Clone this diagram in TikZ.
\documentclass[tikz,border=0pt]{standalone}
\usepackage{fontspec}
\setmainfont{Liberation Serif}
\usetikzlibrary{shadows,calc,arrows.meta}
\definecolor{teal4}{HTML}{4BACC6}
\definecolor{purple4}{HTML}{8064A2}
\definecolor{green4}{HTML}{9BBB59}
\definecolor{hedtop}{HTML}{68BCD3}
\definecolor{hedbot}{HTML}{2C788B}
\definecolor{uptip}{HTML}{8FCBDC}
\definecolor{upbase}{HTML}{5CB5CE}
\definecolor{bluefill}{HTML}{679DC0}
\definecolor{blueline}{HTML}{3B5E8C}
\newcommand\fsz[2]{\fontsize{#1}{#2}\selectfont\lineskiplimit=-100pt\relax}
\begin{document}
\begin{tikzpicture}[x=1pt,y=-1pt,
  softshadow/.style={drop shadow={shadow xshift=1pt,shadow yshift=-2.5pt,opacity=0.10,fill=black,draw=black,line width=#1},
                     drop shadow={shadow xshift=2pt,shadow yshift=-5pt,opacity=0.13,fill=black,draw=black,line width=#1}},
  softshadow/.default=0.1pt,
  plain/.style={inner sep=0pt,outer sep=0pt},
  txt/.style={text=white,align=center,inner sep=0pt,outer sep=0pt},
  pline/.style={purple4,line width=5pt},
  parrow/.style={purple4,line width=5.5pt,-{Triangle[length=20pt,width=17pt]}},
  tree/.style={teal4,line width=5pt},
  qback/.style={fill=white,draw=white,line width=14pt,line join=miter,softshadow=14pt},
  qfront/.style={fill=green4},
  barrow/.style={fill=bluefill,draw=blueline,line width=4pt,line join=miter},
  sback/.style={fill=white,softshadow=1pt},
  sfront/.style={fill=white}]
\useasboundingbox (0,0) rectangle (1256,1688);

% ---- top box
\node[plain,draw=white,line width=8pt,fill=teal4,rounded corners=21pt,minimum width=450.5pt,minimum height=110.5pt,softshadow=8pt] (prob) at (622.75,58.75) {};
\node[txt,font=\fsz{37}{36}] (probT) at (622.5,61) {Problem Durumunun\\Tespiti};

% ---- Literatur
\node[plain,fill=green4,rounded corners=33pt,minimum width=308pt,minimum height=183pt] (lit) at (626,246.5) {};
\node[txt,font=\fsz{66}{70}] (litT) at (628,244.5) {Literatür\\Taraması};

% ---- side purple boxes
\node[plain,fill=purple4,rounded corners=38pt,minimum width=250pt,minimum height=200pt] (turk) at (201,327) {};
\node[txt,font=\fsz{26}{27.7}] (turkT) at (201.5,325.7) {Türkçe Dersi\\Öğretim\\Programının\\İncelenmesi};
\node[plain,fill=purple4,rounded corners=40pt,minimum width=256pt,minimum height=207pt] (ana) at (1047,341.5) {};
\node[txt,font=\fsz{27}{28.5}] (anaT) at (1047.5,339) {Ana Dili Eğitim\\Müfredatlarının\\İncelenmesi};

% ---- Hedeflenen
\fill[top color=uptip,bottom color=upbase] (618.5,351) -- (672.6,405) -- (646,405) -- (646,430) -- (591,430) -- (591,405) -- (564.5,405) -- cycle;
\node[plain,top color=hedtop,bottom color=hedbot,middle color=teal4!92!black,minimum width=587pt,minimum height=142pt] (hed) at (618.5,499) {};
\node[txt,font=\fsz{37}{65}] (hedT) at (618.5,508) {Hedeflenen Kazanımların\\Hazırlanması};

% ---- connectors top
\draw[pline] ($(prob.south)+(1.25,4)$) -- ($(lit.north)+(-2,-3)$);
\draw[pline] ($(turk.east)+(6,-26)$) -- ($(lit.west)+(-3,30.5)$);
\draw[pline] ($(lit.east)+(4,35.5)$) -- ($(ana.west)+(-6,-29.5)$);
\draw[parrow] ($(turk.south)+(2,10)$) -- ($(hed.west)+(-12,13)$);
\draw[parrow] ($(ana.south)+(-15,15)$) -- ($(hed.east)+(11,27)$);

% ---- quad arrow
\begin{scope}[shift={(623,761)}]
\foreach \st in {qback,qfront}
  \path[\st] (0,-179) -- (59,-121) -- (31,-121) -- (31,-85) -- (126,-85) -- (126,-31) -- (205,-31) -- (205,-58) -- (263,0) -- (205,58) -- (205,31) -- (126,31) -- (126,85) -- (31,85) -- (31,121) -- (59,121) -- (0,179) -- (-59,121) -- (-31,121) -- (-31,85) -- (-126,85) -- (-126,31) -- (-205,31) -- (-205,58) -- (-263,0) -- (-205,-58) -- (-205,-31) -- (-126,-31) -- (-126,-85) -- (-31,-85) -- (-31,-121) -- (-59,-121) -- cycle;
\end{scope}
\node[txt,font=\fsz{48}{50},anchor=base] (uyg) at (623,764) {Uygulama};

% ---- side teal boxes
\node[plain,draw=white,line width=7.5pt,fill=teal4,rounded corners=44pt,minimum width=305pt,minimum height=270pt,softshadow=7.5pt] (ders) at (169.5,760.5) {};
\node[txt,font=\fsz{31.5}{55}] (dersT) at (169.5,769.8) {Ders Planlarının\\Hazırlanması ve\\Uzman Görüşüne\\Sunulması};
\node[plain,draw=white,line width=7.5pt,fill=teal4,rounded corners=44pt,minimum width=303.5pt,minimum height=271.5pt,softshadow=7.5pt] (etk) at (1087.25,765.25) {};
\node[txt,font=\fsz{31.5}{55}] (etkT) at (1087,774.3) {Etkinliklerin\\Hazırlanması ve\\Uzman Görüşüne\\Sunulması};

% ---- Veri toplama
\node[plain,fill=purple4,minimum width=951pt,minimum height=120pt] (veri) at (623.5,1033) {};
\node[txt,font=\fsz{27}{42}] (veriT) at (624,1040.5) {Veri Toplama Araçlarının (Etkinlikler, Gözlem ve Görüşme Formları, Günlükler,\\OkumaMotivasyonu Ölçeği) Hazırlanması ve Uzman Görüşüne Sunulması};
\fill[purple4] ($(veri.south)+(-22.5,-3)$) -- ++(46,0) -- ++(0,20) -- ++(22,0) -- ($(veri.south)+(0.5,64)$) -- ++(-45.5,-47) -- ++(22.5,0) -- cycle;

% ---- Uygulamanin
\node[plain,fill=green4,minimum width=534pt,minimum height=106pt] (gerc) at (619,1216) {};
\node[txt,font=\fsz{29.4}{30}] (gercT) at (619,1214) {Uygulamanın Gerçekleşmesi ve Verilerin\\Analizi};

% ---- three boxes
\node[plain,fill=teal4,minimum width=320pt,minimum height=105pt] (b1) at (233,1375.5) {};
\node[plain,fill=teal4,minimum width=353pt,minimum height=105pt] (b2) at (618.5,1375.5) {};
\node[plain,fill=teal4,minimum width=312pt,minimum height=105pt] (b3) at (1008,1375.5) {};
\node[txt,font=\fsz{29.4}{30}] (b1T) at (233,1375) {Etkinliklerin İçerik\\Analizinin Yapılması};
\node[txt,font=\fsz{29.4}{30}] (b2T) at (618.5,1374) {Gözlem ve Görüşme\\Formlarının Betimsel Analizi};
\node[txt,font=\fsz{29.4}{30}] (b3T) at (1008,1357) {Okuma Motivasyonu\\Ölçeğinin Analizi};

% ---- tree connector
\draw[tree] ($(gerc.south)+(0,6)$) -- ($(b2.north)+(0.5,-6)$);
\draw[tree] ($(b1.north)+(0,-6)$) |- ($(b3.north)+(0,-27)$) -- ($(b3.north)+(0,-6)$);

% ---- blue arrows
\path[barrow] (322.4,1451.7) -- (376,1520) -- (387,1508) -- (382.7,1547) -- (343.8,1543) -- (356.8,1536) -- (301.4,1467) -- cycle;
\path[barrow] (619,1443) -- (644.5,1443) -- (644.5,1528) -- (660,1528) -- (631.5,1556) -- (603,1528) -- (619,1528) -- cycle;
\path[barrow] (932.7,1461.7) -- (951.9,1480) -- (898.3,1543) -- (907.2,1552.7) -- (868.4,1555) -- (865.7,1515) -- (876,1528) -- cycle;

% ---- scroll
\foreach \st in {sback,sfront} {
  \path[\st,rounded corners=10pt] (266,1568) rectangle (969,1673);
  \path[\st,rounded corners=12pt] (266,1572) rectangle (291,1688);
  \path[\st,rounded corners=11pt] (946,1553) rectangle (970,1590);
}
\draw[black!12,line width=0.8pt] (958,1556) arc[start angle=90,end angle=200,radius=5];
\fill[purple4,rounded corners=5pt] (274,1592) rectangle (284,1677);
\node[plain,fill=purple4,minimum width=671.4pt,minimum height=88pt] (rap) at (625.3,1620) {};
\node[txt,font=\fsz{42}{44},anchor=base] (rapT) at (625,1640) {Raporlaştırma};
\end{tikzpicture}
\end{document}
:::
=== REQUIRED TASK ===
Extract the lines above, from the first one through the one containing "(litT) at (628,244.5)", and return only those, unchanged.

=== EXERCISE RESULT ===
Clone this diagram in TikZ.
\documentclass[tikz,border=0pt]{standalone}
\usepackage{fontspec}
\setmainfont{Liberation Serif}
\usetikzlibrary{shadows,calc,arrows.meta}
\definecolor{teal4}{HTML}{4BACC6}
\definecolor{purple4}{HTML}{8064A2}
\definecolor{green4}{HTML}{9BBB59}
\definecolor{hedtop}{HTML}{68BCD3}
\definecolor{hedbot}{HTML}{2C788B}
\definecolor{uptip}{HTML}{8FCBDC}
\definecolor{upbase}{HTML}{5CB5CE}
\definecolor{bluefill}{HTML}{679DC0}
\definecolor{blueline}{HTML}{3B5E8C}
\newcommand\fsz[2]{\fontsize{#1}{#2}\selectfont\lineskiplimit=-100pt\relax}
\begin{document}
\begin{tikzpicture}[x=1pt,y=-1pt,
  softshadow/.style={drop shadow={shadow xshift=1pt,shadow yshift=-2.5pt,opacity=0.10,fill=black,draw=black,line width=#1},
                     drop shadow={shadow xshift=2pt,shadow yshift=-5pt,opacity=0.13,fill=black,draw=black,line width=#1}},
  softshadow/.default=0.1pt,
  plain/.style={inner sep=0pt,outer sep=0pt},
  txt/.style={text=white,align=center,inner sep=0pt,outer sep=0pt},
  pline/.style={purple4,line width=5pt},
  parrow/.style={purple4,line width=5.5pt,-{Triangle[length=20pt,width=17pt]}},
  tree/.style={teal4,line width=5pt},
  qback/.style={fill=white,draw=white,line width=14pt,line join=miter,softshadow=14pt},
  qfront/.style={fill=green4},
  barrow/.style={fill=bluefill,draw=blueline,line width=4pt,line join=miter},
  sback/.style={fill=white,softshadow=1pt},
  sfront/.style={fill=white}]
\useasboundingbox (0,0) rectangle (1256,1688);

% ---- top box
\node[plain,draw=white,line width=8pt,fill=teal4,rounded corners=21pt,minimum width=450.5pt,minimum height=110.5pt,softshadow=8pt] (prob) at (622.75,58.75) {};
\node[txt,font=\fsz{37}{36}] (probT) at (622.5,61) {Problem Durumunun\\Tespiti};

% ---- Literatur
\node[plain,fill=green4,rounded corners=33pt,minimum width=308pt,minimum height=183pt] (lit) at (626,246.5) {};
\node[txt,font=\fsz{66}{70}] (litT) at (628,244.5) {Literatür\\Taraması};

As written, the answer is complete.